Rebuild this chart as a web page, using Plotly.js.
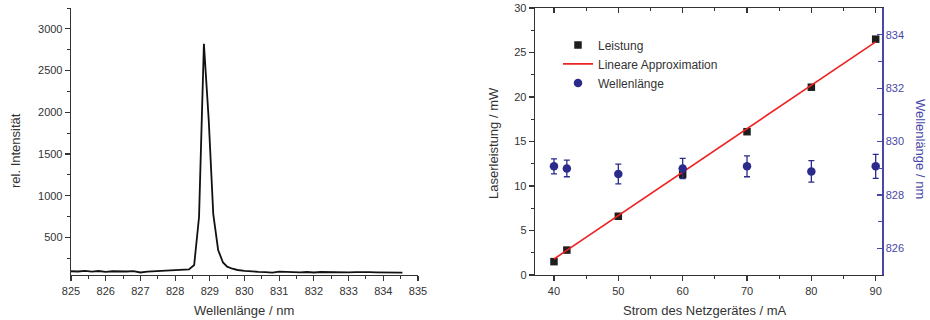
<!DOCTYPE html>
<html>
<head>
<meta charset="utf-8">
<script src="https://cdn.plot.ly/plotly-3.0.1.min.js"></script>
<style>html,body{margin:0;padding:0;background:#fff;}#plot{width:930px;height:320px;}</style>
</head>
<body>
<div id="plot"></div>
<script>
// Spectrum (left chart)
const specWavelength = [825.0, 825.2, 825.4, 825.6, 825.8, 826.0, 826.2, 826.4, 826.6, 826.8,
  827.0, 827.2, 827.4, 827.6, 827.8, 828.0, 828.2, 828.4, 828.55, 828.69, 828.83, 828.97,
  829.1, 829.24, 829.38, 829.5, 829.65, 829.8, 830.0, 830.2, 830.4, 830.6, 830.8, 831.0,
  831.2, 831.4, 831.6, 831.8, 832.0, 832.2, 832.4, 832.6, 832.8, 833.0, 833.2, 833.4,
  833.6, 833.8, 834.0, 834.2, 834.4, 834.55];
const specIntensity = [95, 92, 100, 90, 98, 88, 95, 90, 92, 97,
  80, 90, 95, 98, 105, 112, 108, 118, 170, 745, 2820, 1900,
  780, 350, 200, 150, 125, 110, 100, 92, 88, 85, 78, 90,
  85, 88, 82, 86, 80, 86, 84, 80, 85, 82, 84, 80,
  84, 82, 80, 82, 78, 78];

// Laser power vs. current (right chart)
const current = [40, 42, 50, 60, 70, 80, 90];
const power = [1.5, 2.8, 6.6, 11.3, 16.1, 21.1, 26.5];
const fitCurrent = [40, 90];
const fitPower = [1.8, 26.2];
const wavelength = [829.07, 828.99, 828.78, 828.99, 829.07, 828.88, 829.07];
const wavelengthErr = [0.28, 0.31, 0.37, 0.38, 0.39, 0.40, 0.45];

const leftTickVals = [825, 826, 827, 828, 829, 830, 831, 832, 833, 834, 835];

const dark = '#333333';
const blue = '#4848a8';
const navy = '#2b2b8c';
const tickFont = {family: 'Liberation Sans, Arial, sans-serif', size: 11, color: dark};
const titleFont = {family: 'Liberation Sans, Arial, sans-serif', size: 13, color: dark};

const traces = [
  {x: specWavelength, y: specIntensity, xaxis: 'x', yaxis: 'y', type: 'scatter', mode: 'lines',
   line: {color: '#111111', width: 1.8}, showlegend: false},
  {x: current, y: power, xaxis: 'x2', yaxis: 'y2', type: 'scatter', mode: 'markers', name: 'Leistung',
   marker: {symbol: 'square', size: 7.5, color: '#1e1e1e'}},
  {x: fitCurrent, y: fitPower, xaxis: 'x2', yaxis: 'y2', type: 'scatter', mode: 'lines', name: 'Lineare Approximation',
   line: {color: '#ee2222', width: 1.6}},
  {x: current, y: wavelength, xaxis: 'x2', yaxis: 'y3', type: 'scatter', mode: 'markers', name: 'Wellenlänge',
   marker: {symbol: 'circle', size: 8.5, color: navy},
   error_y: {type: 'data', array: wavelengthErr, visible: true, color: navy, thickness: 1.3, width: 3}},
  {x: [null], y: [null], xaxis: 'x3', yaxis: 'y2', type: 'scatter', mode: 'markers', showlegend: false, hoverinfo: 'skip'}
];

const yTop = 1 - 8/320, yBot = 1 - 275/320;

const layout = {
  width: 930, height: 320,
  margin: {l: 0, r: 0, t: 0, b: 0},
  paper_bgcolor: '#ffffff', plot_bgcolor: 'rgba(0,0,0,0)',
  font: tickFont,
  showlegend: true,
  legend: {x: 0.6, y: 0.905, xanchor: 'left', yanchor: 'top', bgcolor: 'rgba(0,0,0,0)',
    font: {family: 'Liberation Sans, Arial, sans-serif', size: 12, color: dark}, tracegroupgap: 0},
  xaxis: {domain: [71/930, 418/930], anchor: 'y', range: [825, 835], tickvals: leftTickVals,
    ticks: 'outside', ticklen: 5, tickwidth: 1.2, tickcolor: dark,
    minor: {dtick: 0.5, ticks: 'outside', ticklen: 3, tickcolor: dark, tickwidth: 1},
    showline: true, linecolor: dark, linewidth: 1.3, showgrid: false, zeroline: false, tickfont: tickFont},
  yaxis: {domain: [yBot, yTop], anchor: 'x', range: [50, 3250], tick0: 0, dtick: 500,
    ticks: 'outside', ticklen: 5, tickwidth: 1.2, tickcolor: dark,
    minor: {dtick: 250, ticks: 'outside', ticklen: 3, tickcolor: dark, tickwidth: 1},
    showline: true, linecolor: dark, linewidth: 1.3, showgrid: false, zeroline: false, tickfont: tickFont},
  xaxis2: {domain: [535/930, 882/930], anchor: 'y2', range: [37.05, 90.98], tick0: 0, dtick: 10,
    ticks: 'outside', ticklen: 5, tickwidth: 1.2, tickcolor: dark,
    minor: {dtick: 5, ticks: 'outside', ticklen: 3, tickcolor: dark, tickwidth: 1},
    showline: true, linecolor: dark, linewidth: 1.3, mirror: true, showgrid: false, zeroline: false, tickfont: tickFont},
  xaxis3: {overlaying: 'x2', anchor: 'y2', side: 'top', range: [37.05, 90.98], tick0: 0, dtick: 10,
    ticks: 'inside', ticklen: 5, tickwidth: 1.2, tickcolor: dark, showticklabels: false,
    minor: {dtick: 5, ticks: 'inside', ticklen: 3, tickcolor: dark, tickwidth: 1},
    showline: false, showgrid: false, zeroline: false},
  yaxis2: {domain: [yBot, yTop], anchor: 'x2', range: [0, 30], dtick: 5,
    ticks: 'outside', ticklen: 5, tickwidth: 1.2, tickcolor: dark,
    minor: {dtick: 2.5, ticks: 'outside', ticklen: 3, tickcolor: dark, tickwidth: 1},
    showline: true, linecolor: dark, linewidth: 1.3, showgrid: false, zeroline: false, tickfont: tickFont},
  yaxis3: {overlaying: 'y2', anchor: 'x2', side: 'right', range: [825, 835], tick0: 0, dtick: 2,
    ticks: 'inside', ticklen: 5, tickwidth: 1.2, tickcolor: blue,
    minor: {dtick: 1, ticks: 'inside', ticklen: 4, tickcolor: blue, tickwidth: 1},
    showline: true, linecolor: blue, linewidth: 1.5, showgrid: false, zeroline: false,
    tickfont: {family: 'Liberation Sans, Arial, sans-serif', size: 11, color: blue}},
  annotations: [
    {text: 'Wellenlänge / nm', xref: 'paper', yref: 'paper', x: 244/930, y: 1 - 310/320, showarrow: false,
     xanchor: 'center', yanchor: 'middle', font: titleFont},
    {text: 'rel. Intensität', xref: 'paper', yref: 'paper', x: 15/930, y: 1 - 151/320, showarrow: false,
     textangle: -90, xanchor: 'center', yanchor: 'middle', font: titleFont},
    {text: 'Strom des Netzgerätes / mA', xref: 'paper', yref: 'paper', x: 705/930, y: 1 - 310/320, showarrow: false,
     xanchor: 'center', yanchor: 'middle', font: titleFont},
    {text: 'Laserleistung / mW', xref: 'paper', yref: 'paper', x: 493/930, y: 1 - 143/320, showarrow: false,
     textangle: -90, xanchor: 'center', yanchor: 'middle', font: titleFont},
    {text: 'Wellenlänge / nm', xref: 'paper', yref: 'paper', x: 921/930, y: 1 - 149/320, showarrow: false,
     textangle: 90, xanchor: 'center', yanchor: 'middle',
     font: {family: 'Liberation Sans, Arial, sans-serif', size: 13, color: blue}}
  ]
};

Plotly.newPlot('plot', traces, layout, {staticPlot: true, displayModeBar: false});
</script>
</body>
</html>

__What you need to do__. Look through the material and copy each line that has "chart".

__Task solution__.
Rebuild this chart as a web page, using Plotly.js.
// Spectrum (left chart)
// Laser power vs. current (right chart)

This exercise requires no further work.